With our sample data, the apples and oranges from the right input (and corresponding names) are in the results. Even though the oranges have multiple matches in the left input, they are still each returned just once. The banana is unmatched, and therefore not included. The fruits (and names) from the left input are not returned at all.

Right Anti Semi Join

The logical operation Right Anti Semi Join does not have a corresponding keyword in T-SQL. It is exactly equivalent to a Left Anti Semi Join with the inputs reversed (the optimizer may swap inputs and change the join type when that results in a cheaper plan). It compares each row from the right input to the data in the left input. If at least one match is found, the row from the right input is ignored; it is only returned (unchanged) if no match is found.
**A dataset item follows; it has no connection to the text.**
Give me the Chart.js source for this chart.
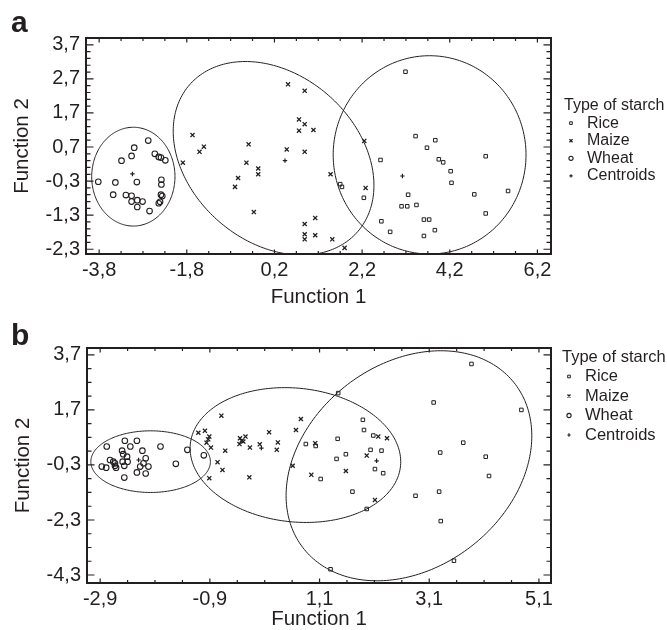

No data at all from the left input is ever returned, this data is only used to check for existence.

As far as known, SQL Server supports only the “normal” right semi join, not the probed version.

With our sample data, the apples and oranges (and corresponding names) from the right input are not in the results, because they have one or more matching rows in the left input. The banana, though, does not have any match, so this row is in the results. The fruits (and names) from the left input are not returned at all.

Concatenation

The logical operation Concatenation is not actually a true join type, because it doesn’t compare all rows from one input to all rows from the other input. The effect of a Concatenation operation is best described as equivalent to using UNION ALL to combine the results of two query results. The most common physical operator to implement a Concatenation operation is the Concatenation operator, which even supports an unlimited number of inputs. However, one of the join operators (Merge Join) also implements a Concatenation operation.

Unlike “real” join operations, Concatenation does not have a join condition. All rows from both inputs are returned, without doing any kind of comparison.

The results from using Concatenation on our two sample sets simply returns all the eight rows: four from the left input and the remaining four from the right.

Union

The logical operation Union is not actually a true join type, because it doesn’t compare all rows from one input to all rows from the other input. The Union operation is equivalent to its T-SQL counterpart, using UNION (without ALL!) to combine the results of two query results and remove duplicates. Queries that use UNION or equivalent constructions usually result in an execution plan that uses a combination of other operators to produce the results, however there are situations where the optimizer will use a Merge Join or Hash Match operator to implement a Union operation.

Unlike “real” join operations, Union does not have a join condition. All rows from both inputs are returned; duplicates are removed based on the full collection of columns.

The results from using Union on our two sample sets is almost the same as for Concatenation. The only difference is that Mark’s Orange, which is included in both input sets, appears only once in the output.

Not visible from our sample data is that any duplicates that are within one of the sets will also be eliminated. I.e. if a second pear for Joey is added to Table_B, the results will not change.